As a rapidly growing SDE 2, you have hit a wall I have seen so many mid-level engineers run into: You simply can't do it all. Small to medium-sized answers like updating wikis and holding office hours can help here and there, but at the end of the day, you need to start seriously raising up your peers in order to truly scale yourself.

This was the case for most engineers at Meta going from E4 to E5 (mid-level -> senior) and especially for E5 to E6 (senior -> staff). It was effectively a requirement for engineers targeting these promotions to become a major mentoring force on their teams.

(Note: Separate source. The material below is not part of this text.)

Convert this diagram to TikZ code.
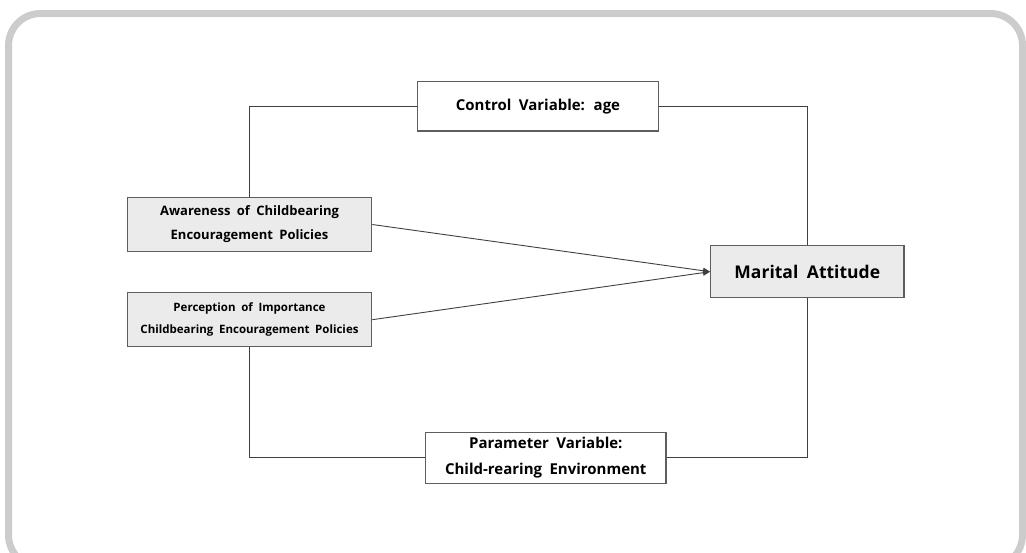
\documentclass[tikz,border=0pt]{standalone}
\usepackage{fontspec}
\setmainfont{Open Sans}[WordSpace=1.9]
\usetikzlibrary{arrows.meta}
\definecolor{frame}{HTML}{CCCCCC}
\definecolor{boxfill}{HTML}{EBEBEB}
\definecolor{boxline}{HTML}{5E5E5E}
\definecolor{wire}{HTML}{404040}
\tikzset{
  varbox/.style={draw=boxline, line width=1.2pt, rectangle, align=center, inner sep=0pt, text=black},
  greybox/.style={varbox, fill=boxfill},
  whitebox/.style={varbox, fill=white},
  wireline/.style={draw=wire, line width=0.9pt},
  arrowline/.style={wireline, -{Triangle[length=7pt,width=6pt]}, shorten >=0pt}
}
\begin{document}
\begin{tikzpicture}[x=1pt,y=-1pt]
\useasboundingbox (0,0) rectangle (1026,552);
\clip (0,0) rectangle (1026,552);
\draw[frame, line width=7pt, rounded corners=32pt] (8.5,13.5) rectangle (1022.5,567);

\node[whitebox, minimum width=241pt, minimum height=49.5pt,
  font=\bfseries\fontsize{15}{26}\selectfont] (ctrl) at (538,106.3) {Control Variable: age};
\node[greybox, minimum width=244.4pt, minimum height=54.4pt,
  font=\bfseries\fontsize{13}{24}\selectfont] (aware) at (249.5,224.5) {Awareness of Childbearing\\Encouragement Policies};
\node[greybox, minimum width=244.4pt, minimum height=54pt,
  font=\bfseries\fontsize{11.5}{22}\selectfont] (percep) at (249.5,319.7) {Perception of Importance\\Childbearing Encouragement Policies};
\node[greybox, minimum width=193.3pt, minimum height=52pt,
  font=\bfseries\fontsize{17.5}{22}\selectfont] (marital) at (807.3,271.7) {Marital Attitude};
\node[whitebox, minimum width=240.3pt, minimum height=51pt,
  font=\bfseries\fontsize{15}{26}\selectfont] (param) at (545.8,457.8) {Parameter Variable:\\Child-rearing Environment};

\draw[wireline] (aware.north) |- (ctrl.west);
\draw[wireline] (ctrl.east) -| (marital.north);
\draw[wireline] (percep.south) |- (param.west);
\draw[wireline] (param.east) -| (marital.south);
\draw[arrowline] (aware.east) -- (marital.west);
\draw[arrowline] (percep.east) -- (marital.west);
\end{tikzpicture}
\end{document}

For excellent resources on how to be an effective mentor, check these out:

[Case Study] Mentoring Junior SWEs [E3] to Senior [E5] In Just 2.5 Years At Meta

"How can I help juniors?"

[Case Study] Becoming A Tech Lead Again In Just 1 Month After Joining Robinhood From Meta
7
Brad Messer
•Senior Software Engineer at IBM
2 years ago
I've had this myself too to a point I haven't really gotten to do much coding in the last few months. My job though is to make the team better and to take on the grunt work when necessary to keep everyone helping at a high rate. In my case, people around me are working ~70hr weeks and I'm working ~55 max with a lot of my days finishing up midday really because there is no work to do. I scale through others by asking them to do the hard work I don't know how to do and then I jump in to ease up the pressure on my juniors by spending quality time in the trenches. Once one trench gets cleaned up, then we as a team can be re-deployed to help with other trenches. As stated before, document a lot and keep a long term focus. Focus on teaching them as much as possible and encouraging them to help each other grow, otherwise the situation becomes untenable very quickly and you start getting turnover.